Lloyd was one of the guitarists in Television, the hugely influential rock band that came out of New York’s fervid music scene in the 70s. The band’s debut album, Marquee Moon, didn’t sell a lot of copies when it was released in 1977, but these days, it’s considered the definitive guitar album of its time and genre, with Lloyd and Tom Verlaine, the band’s other guitarist, given a “place in the guitar hero pantheon.” Rolling Stone ranked Marquee Moon #128 on it’s 500 greatest albums of all time, and Pitchfork named it the 3rd best album of the 70s.

Television’s two studio albums they made in the late 70s sound about a generation ahead of their time, and critics have suggested that one of the distinctive things about the band was that the guitar interplay between Verlaine and Lloyd is a little more sophisticated and intricate than, say, the Velvet Underground, or contemporaries like The Ramones.

But as Lloyd tells it, Television’s outlook and attitude fit right in with what was happening in New York in the 70s. “I was very fortunate to have been in a time and a place where I knew these things were going to happen,” he says, adding that he recalls the time when he saw future bandmate Tom Verlaine perform for the first time, and told manager Terry Ork to get the two of them together. “I told Terry, ‘this guy has got something. He’s got the inimitable, sublime, and elusive it, but he’s missing something, and what he’s missing, I have in abundance.”

“I knew what it was, and I knew I had a lot of it, but I was missing something, and I recognized it in Tom. I said to Terry ‘put Tom and I together, and you’ll have the band you’re looking for’.”

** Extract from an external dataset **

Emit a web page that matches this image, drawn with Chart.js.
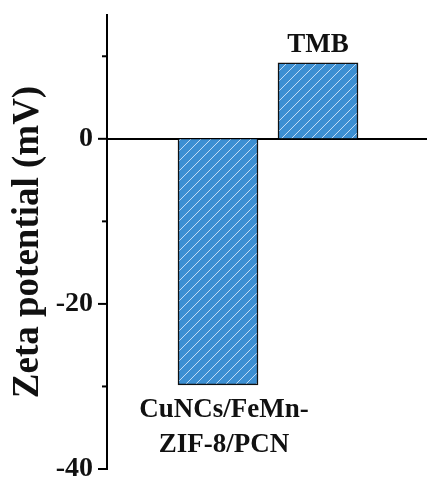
<!DOCTYPE html>
<html>
<head>
<meta charset="utf-8">
<script src="https://cdn.jsdelivr.net/npm/chart.js@4"></script>
<style>
  html, body { margin: 0; padding: 0; background: #fff; }
  #wrap { width: 427px; height: 481px; }
</style>
</head>
<body>
<div id="wrap"><canvas id="zetaChart" width="427" height="481"></canvas></div>
<script>
// data
const categories = ["CuNCs/FeMn-ZIF-8/PCN", "TMB"];
const categoryLines = [["CuNCs/FeMn-", "ZIF-8/PCN"], ["TMB"]];
const xPositions = [1, 2];
const zetaValues = [-29.8, 9.2];
const yTickValues = [-40, -30, -20, -10, 0, 10];
const yMajorTicks = [-40, -20, 0];

const FONT = "'Liberation Serif', 'Times New Roman', serif";

const ctx = document.getElementById("zetaChart").getContext("2d");

// blue fill with thin light diagonal hatch
function makeHatch() {
    const c = document.createElement("canvas");
    c.width = 10; c.height = 10;
    const g = c.getContext("2d");
    g.fillStyle = "#3c8fd2";
    g.fillRect(0, 0, 10, 10);
    g.strokeStyle = "rgba(215,234,250,0.85)";
    g.lineWidth = 1;
    g.beginPath();
    g.moveTo(0, 10); g.lineTo(10, 0);
    g.moveTo(-5, 5); g.lineTo(5, -5);
    g.moveTo(5, 15); g.lineTo(15, 5);
    g.stroke();
    return ctx.createPattern(c, "repeat");
}

// tick marks: long for labelled ticks, short for the others
const tickMarks = {
    id: "tickMarks",
    afterDraw(chart) {
        const y = chart.scales.y;
        const c = chart.ctx;
        c.save();
        c.strokeStyle = "#000";
        c.lineWidth = 2;
        yTickValues.forEach(v => {
            const py = y.getPixelForValue(v);
            const len = yMajorTicks.includes(v) ? 9 : 5;
            c.beginPath();
            c.moveTo(y.right - len, py);
            c.lineTo(y.right, py);
            c.stroke();
        });
        c.restore();
    }
};

// category names written next to each bar
const barNames = {
    id: "barNames",
    afterDatasetsDraw(chart) {
        const meta = chart.getDatasetMeta(0);
        const c = chart.ctx;
        c.save();
        c.fillStyle = "#111";
        c.font = "bold 27px " + FONT;
        c.textAlign = "center";
        c.textBaseline = "alphabetic";
        meta.data.forEach((bar, i) => {
            const lines = categoryLines[i];
            if (zetaValues[i] >= 0) {
                c.fillText(lines[0], bar.x, bar.y - 11);
            } else {
                lines.forEach((t, j) => c.fillText(t, bar.x + 6, bar.y + 32 + j * 35));
            }
        });
        c.restore();
    }
};

new Chart(ctx, {
    type: "bar",
    data: {
        labels: categories,
        datasets: [{
            label: "Zeta potential",
            data: xPositions.map((x, i) => ({ x: x, y: zetaValues[i] })),
            backgroundColor: makeHatch(),
            borderColor: "#111",
            borderWidth: 1.5,
            barThickness: 80
        }]
    },
    options: {
        responsive: false,
        animation: false,
        layout: { padding: { top: 15, bottom: 12, left: 0, right: 0 } },
        plugins: { legend: { display: false }, tooltip: { enabled: false } },
        scales: {
            x: {
                type: "linear",
                offset: false,
                min: -0.11,
                max: 3.09,
                position: { y: 0 },
                afterBuildTicks: s => { s.ticks = xPositions.map(v => ({ value: v })); },
                afterFit: s => { s.paddingLeft = 0; s.paddingRight = 0; },
                ticks: { display: false },
                grid: { display: true, drawOnChartArea: false, drawTicks: false },
                border: { display: true, color: "#000", width: 2 }
            },
            y: {
                min: -40,
                max: 15,
                afterBuildTicks: s => { s.ticks = yTickValues.map(v => ({ value: v })); },
                afterFit: s => { s.width = 107; s.paddingTop = 0; s.paddingBottom = 0; },
                ticks: {
                    padding: 14,
                    color: "#111",
                    font: { family: FONT, size: 28, weight: "bold" },
                    callback: v => (yMajorTicks.includes(v) ? String(v) : "")
                },
                grid: { display: true, drawOnChartArea: false, drawTicks: false },
                border: { display: true, color: "#000", width: 2 },
                title: {
                    display: true,
                    text: "Zeta potential (mV)",
                    color: "#111",
                    font: { family: FONT, size: 37, weight: "bold" },
                    padding: { top: 6, bottom: 0 }
                }
            }
        }
    },
    plugins: [tickMarks, barNames]
});
</script>
</body>
</html>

He adds: “I now call it, in hindsight, the ‘glamour of poverty’, and that was us. We were four aliens, hobo teenagers with guitars, like Lil Abner, playing this whacked out music and having a blast doing it.”

Television played a huge role in establishing CBGB’s as the venue for the city’s new music scene. In fact, Television was the first rock band to play there, with manager Ork promising CBGB’s owner that they would pack the bar on the new venue’s worst night (Sunday) if he would let Television play there. It worked, and Lloyd even became part of the booking process. “I was there almost every night, mostly because the bar was completely open to me, plus the girls were there and the other musicians,” Lloyd says. “To me it was like hosting a three-and-a-half year long New Year’s Eve party. There were very few dull days.”

But Marquee Moon and the follow-up, Adventure, didn’t sell many copies, and Television broke up. Lloyd released several solo records, including Alchemy for Elektra in 1979, and di some session work for other musicians, notably Matthew Sweet — that’s Lloyd’s lead guitar you hear on Sweet’s album Girlfriend and the single of the same name.

Television got back together and recorded another album in 1992, and have performed intermittently ever since. Lloyd officially left the group in 2007. The current tour, he says, covers his entire career, from his days in Television to his most recent solo work, an album called Lodestone.

Though Lloyd doesn’t seem to mind talking about New York in the 70s and the heydays CBGB’s — he launches into a generous retelling of several stories from that time, with no prompting from Your Humble — he hardly seems “stuck” there. Mainly, Lloyd is a talker, and the list of questions I have scribbled down don’t get asked as his conversation veers from philosophy to Einstein to his perfect recall memory. Maybe about 40% of the interview is about music. So I don’t get to ask him if he considered looking for an attorney when he first heard The Strokes, or if he thought it was strange to be considered a guitar hero coming from an era that was supposed to be against that kind of worship. You get the feeling, though, he’d be sort of impatient with those questions. “No one knew what to call what we were doing back then,” he says. “Those journalists coming to see us… they didn’t know.”

After about an hour, when I finally have to get off the phone, Lloyd laughs. “I go off on these tangents,” he says. “When I come to Fort Wayne, I promise I’ll do more singing and playing than talking.”

Richard Lloyd plays the Brass Rail on Saturday, May 26. Big Money and the Spare Change will be opening the show.